- Genre Turning Point: It cannot be understated how much Ultra Q influenced the kaiju genre, despite its possible Sequel Displacement to succeeding series like Ultraman to modern viewers. Its massive success on 60s Japanese television proved it was completely possible to create movie-level special effects work on a TV budget and schedule, allowing the path to be paved for many Toku shows (including the rest of the Ultra Series) to come. And for ordinary viewers, it had opened up a golden opportunity. As Eiji Tsuburaya recalled in an interview, he had overheard two children walking home from school and they were talking about how with Ultra Q, it meant they could just see kaiju whenever they wanted instead of having to go to the movies whenever a new flick came out — something that made Tsuburaya very happy.
- Hilarious in Hindsight:
- Try watching Kemur-Man outrun the police in "Challenge from the Year 2020" and then watch Falco's Der Kommissar music video and not laugh. Did Falco watch the show growing up?

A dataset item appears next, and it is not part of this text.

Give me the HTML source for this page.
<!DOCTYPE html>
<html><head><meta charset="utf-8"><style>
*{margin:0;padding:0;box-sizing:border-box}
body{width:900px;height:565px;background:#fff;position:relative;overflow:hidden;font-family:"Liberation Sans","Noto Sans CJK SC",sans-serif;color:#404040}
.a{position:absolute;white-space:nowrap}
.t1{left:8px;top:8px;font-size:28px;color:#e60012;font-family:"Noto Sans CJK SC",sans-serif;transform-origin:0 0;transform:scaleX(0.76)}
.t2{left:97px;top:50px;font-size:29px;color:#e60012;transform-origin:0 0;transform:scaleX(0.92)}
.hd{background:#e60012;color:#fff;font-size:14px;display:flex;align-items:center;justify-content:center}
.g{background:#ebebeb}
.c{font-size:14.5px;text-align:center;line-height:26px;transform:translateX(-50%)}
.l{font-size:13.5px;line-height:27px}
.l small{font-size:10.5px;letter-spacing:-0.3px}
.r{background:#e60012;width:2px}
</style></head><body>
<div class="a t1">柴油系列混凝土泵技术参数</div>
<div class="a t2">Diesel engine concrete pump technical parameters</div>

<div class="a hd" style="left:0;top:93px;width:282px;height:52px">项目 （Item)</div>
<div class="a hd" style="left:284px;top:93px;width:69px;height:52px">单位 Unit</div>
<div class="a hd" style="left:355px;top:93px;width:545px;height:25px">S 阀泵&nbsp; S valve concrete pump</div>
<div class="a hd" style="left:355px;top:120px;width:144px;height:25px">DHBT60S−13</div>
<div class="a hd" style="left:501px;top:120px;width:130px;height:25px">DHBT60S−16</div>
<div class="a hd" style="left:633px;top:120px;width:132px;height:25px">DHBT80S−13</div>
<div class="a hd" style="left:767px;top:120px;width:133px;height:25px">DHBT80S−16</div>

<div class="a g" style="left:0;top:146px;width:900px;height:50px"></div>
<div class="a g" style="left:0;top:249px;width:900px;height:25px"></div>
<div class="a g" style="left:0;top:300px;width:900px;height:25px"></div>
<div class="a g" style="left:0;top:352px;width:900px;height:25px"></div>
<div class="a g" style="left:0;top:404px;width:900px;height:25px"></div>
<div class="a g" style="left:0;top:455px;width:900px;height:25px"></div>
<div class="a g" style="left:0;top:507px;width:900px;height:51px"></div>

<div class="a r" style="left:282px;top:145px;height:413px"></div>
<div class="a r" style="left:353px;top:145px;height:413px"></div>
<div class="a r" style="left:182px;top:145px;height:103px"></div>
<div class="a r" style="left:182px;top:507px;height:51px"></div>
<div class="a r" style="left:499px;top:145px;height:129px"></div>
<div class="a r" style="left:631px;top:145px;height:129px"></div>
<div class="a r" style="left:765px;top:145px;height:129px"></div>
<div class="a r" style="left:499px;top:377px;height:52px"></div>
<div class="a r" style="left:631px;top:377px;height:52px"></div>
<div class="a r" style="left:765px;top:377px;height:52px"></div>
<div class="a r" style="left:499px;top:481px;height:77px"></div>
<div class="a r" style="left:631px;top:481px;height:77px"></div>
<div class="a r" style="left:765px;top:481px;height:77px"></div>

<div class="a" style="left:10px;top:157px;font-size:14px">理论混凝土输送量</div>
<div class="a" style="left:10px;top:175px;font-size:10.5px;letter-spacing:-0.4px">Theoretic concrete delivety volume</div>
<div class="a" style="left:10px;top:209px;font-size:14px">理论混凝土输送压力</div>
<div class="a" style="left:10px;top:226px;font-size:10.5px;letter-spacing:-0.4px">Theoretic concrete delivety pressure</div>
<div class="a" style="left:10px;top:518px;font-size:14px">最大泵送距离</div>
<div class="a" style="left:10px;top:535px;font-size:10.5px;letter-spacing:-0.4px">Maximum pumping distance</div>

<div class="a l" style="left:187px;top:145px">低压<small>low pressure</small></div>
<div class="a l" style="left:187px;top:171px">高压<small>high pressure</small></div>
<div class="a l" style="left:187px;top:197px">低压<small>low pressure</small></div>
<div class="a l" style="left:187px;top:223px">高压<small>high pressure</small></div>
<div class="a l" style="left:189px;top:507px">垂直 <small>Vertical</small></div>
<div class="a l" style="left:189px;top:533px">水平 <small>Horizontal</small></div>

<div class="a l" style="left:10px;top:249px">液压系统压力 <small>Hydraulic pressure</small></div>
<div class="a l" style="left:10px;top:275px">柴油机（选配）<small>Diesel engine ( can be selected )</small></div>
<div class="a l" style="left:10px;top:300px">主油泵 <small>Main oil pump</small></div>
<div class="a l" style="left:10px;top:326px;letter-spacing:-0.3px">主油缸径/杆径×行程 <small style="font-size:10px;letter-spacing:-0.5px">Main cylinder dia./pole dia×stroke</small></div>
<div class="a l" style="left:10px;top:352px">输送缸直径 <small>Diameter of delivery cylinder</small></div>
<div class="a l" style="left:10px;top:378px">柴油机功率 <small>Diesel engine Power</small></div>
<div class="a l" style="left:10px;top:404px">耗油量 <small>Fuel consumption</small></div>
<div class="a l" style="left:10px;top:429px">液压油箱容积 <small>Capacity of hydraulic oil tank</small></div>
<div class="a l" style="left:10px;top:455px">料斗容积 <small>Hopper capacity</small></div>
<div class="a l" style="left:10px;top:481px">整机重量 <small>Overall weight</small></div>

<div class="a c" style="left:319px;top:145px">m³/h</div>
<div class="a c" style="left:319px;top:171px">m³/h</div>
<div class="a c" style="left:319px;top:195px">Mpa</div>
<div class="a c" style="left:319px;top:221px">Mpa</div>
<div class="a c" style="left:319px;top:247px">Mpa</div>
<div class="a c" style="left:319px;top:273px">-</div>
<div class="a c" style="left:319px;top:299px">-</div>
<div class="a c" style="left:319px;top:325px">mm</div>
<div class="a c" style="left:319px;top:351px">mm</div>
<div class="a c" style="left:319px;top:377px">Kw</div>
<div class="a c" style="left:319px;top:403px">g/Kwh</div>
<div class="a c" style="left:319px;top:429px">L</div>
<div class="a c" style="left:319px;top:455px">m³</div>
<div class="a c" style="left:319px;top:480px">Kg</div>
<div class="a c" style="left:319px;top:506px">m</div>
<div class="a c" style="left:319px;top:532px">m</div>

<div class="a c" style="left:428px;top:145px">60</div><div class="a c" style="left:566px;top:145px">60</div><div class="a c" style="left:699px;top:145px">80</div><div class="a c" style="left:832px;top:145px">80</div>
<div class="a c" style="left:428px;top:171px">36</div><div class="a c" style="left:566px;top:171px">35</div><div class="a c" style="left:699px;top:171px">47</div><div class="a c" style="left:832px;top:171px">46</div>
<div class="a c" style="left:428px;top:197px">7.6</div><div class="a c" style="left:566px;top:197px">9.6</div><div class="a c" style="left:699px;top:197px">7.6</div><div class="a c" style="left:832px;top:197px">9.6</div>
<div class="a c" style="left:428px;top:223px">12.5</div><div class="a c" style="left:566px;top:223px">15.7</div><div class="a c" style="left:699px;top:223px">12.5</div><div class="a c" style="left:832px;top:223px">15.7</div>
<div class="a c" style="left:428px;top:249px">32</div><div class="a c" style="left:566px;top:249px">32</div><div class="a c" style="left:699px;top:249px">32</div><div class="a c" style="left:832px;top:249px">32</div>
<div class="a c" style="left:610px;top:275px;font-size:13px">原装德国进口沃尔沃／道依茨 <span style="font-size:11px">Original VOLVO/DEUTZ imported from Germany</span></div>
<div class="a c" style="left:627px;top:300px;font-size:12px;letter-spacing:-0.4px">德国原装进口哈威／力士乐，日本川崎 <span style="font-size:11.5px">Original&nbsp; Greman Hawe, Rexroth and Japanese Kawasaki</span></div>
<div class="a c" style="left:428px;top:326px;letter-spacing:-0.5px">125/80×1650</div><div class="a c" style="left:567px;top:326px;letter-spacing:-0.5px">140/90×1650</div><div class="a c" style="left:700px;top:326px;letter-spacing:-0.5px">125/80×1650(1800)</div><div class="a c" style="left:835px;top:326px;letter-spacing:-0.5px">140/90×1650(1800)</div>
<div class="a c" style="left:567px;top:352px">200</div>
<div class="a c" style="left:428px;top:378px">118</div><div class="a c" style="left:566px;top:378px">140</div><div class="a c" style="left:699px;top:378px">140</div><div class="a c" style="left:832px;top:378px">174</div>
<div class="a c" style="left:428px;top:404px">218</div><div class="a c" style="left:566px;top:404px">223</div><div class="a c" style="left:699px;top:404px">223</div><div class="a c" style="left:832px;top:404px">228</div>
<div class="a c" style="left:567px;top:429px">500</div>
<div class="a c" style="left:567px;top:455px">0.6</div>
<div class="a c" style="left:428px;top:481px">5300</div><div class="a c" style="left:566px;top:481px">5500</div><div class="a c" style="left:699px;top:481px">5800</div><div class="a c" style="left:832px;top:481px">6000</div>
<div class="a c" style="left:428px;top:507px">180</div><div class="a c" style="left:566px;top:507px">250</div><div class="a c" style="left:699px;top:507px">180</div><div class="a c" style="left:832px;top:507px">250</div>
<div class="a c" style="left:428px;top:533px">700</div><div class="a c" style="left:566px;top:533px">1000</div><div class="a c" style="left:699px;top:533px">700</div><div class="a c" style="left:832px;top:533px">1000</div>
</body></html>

- Related to the above, Kemur-Man caused multiple disappearance cases, one of which, a man lost in Higurashi Highland. Fast forward to year 2002, we got a visual novel named Higurashi: When They Cry, dealing with a mass disappearance cases.
- Nightmare Fuel: Exaggerated (as expected in many horror films), especially when you watch alone.

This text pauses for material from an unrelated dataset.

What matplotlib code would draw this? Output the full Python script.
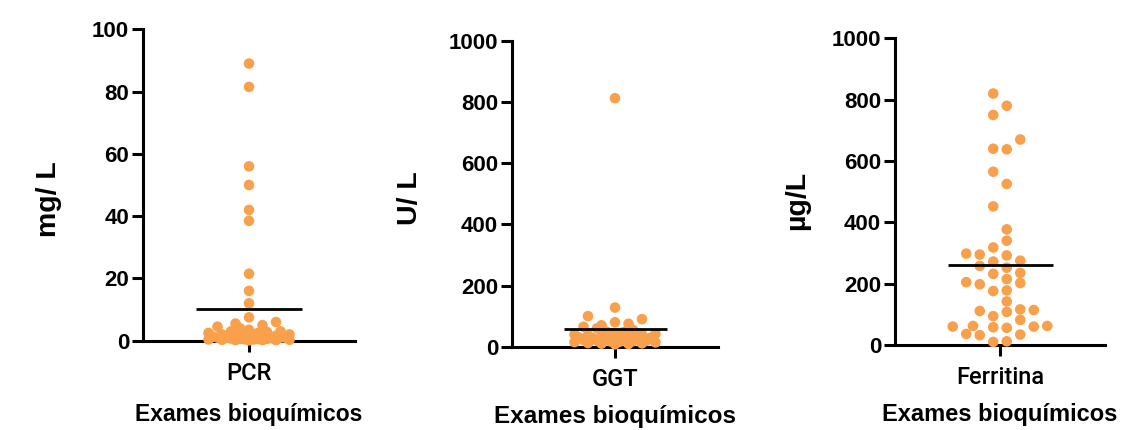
import numpy as np
import matplotlib
matplotlib.use("Agg")
import matplotlib.pyplot as plt

plt.rcParams['font.family'] = ['Liberation Sans', 'DejaVu Sans']

# dados
categorias = ['PCR', 'GGT', 'Ferritina']
unidades = ['mg/ L', 'U/ L', 'µg/L']
limites = [100, 1000, 1000]
passos = [20, 200, 200]
titulo_x = 'Exames bioquímicos'

pcr = [89, 81.5, 56, 50, 42, 38.5, 21.5, 16, 12, 7.5, 6, 5.5, 5, 4.5, 4, 3.5,
       3, 3, 2.8, 2.5, 2.5, 2.2, 2, 2, 1.8, 1.6, 1.5, 1.5, 1.3, 1.2, 1, 1,
       1, 0.9, 0.8, 0.7, 0.6, 0.6, 0.5, 0.5, 0.4, 0.4, 0.3, 0.3, 0.2, 0.2,
       0.2, 0.1]
ggt = [812, 128, 100, 90, 80, 75, 70, 65, 60, 55, 50, 48, 45, 42, 40, 40,
       38, 36, 35, 34, 32, 30, 30, 28, 27, 26, 25, 24, 22, 20, 20, 18, 17,
       16, 15, 14, 12, 11, 10, 9, 8]
ferritina = [820, 780, 750, 670, 640, 638, 565, 525, 452, 377, 340, 318,
             298, 295, 292, 275, 272, 258, 252, 235, 232, 215, 205, 202, 198,
             178, 176, 142, 116, 114, 111, 108, 94, 82, 62, 62, 60, 60, 58,
             56, 36, 34, 32, 12, 10]
series = [pcr, ggt, ferritina]
meia_coluna = [False, False, True]

laranja = '#F8A04B'
W, H = 1131, 430

# caixas dos eixos em pixels: esquerda, topo, direita, base
caixas = [(143, 29.3, 355, 340.7), (512, 40.7, 718, 346.7), (895, 38.3, 1105, 345)]
pos_ylabel = [(49, 199), (410, 198), (797, 200)]
pos_xlabel = [(249, 414), (615, 416), (1000, 415)]
tam_xlabel = [16.5, 17.5, 17]


def enxame(valores, escala_y, meio=False, passo=13.5, max_col=3, diam=10):
    # espalha os pontos em colunas, como no Prism; quando nao cabe, sobrepoe
    ys = np.asarray(valores, float) * escala_y
    px, py = [], []
    desloc = np.zeros(len(ys))
    if meio:
        base = [k + 0.5 for k in range(max_col + 1)]
    else:
        base = list(range(max_col + 1))
    fino = np.linspace(-max_col, max_col, 6 * max_col + 1)
    fino = fino[np.argsort(np.abs(fino), kind='stable')]
    for n, i in enumerate(np.argsort(ys)):
        lado = 1 if n % 2 else -1
        colunas = []
        for c in base:
            colunas += [c] if c == 0 else [lado * c, -lado * c]
        escolha = None
        for c in colunas:
            if all(abs(ys[i] - y) >= diam for x, y in zip(px, py) if x == c * passo):
                escolha = c * passo
                break
        if escolha is None:
            melhor = -1
            for c in fino:
                d = min(np.hypot(c * passo - x, ys[i] - y) for x, y in zip(px, py))
                if d > melhor + 0.5:
                    melhor, escolha = d, c * passo
        px.append(escolha)
        py.append(ys[i])
        desloc[i] = escolha
    return desloc


fig = plt.figure(figsize=(W / 100, H / 100), dpi=100)

for k in range(3):
    l, t, r, b = caixas[k]
    ax = fig.add_axes([l / W, 1 - b / H, (r - l) / W, (b - t) / H])
    vals = np.asarray(series[k], float)
    lim = limites[k]

    dx = enxame(vals, (b - t) / lim, meia_coluna[k])
    xs = dx / ((r - l) / 2)
    ax.scatter(xs, vals, s=58, color=laranja, edgecolors='none', zorder=3, clip_on=False)
    ax.hlines(vals.mean(), -0.5, 0.5, color='black', lw=2.0, zorder=4)

    ax.set_xlim(-1, 1)
    ax.set_ylim(0, lim)
    ax.set_yticks(np.arange(0, lim + 1, passos[k]))
    ax.set_xticks([0])
    ax.set_xticklabels([categorias[k]], fontsize=17, family=['Roboto', 'Liberation Sans'],
                       fontweight='medium')
    for lab in ax.get_yticklabels():
        lab.set_fontweight('bold')
        lab.set_fontsize(16)
    ax.tick_params(width=2.2, length=8, pad=2, colors='black')
    ax.tick_params(axis='x', pad=7)
    for lado in ['top', 'right']:
        ax.spines[lado].set_visible(False)
    for lado in ['left', 'bottom']:
        ax.spines[lado].set_linewidth(2.2)

    fig.text(pos_ylabel[k][0] / W, 1 - pos_ylabel[k][1] / H, unidades[k], rotation=90,
             ha='center', va='center', fontsize=20.5, fontweight='bold')
    fig.text(pos_xlabel[k][0] / W, 1 - pos_xlabel[k][1] / H, titulo_x,
             ha='center', va='center', fontsize=tam_xlabel[k], fontweight='bold')

fig.savefig('out.png', dpi=100)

- Retroactive Recognition:
- A young Ryusei Nakao and Toru Furuya appear in "Garadama" as some of the kids who find Garamon's meteor.

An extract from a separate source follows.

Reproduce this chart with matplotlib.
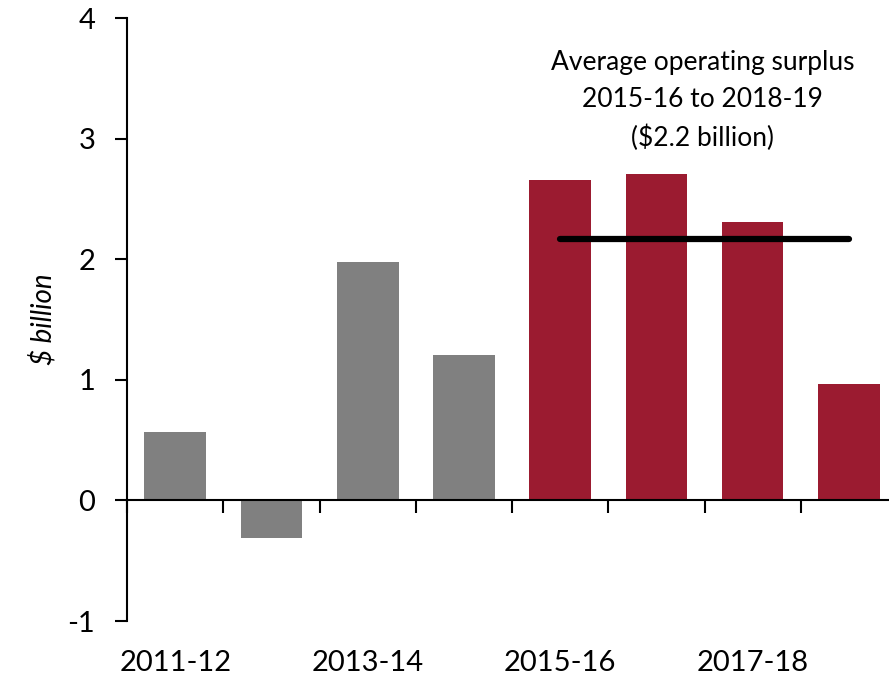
import matplotlib.pyplot as plt

plt.rcParams['font.family'] = ['Lato', 'DejaVu Sans']

# 회계연도별 운영 흑자 ($ billion)
years = ['2011-12', '2012-13', '2013-14', '2014-15',
         '2015-16', '2016-17', '2017-18', '2018-19']
surplus = [0.57, -0.31, 1.98, 1.21, 2.66, 2.71, 2.31, 0.97]
bar_colors = ['#808080'] * 4 + ['#9B1B30'] * 4
avg_surplus = 2.17
avg_label = 'Average operating surplus\n2015-16 to 2018-19\n($2.2 billion)'

fig = plt.figure(figsize=(8.89, 6.75), dpi=100)
ax = fig.add_axes([0.143, 0.08, 0.866, 0.893])

x = list(range(len(years)))
ax.bar(x, surplus, width=0.64, color=bar_colors, zorder=2)

# 평균선 (2015-16 ~ 2018-19)
ax.plot([x[4], x[7]], [avg_surplus, avg_surplus], color='black', lw=4.5,
        solid_capstyle='round', zorder=3)
ax.text(5.48, 3.32, avg_label, ha='center', va='center', fontsize=19,
        linespacing=1.6)

ax.set_xlim(-0.5, 7.5)
ax.set_ylim(-1, 4)
ax.set_yticks([-1, 0, 1, 2, 3, 4])
ax.set_yticklabels(['-1', '0', '1', '2', '3', '4'], fontsize=21)
ax.set_ylabel('$ billion', fontsize=20, style='italic', labelpad=8)

ax.spines['top'].set_visible(False)
ax.spines['right'].set_visible(False)
ax.spines['bottom'].set_position(('data', 0))
ax.spines['left'].set_linewidth(1.5)
ax.spines['bottom'].set_linewidth(1.5)

ax.set_xticks([i - 0.5 for i in range(len(years) + 1)])
ax.tick_params(axis='x', direction='out', length=9, width=1.5, labelbottom=False)
ax.tick_params(axis='y', direction='out', length=9, width=1.5, pad=14)

for i in range(0, len(years), 2):
    ax.text(i, -0.07, years[i], transform=ax.get_xaxis_transform(),
            ha='center', va='center', fontsize=21)

fig.savefig('out.png', dpi=100)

- Several of the main cast in Ultraman appear in bit roles throughout the series. Masanari Nihei appears in "Kanegon's Cocoon" and "Goro and Goroh", Akiji Kobayashi guest stars in "Challenge from the Year 2020", Susumu Kurobe appears in "Terror of the Sweet Honey", and Akihide Tsuzawa guest stars in "I Saw a Bird".
- "Seinfeld" Is Unfunny: In retrospect, compared to other tokusatsu, it may not seem like much, but at the time it was one of the highest rated, most expensive shows on Japanese TV. It was shot in 35mm, which was the format for feature films in Japan, and it used a very expensive optical printer-so expensive that only Toho and Disney had one.
- Visual Effects of Awesome: A big part of Ultra Q's success. Eiji Tsuburaya had produced the quality of suits, miniatures, and puppets found only in his Toho movie work on a TV schedule and budget.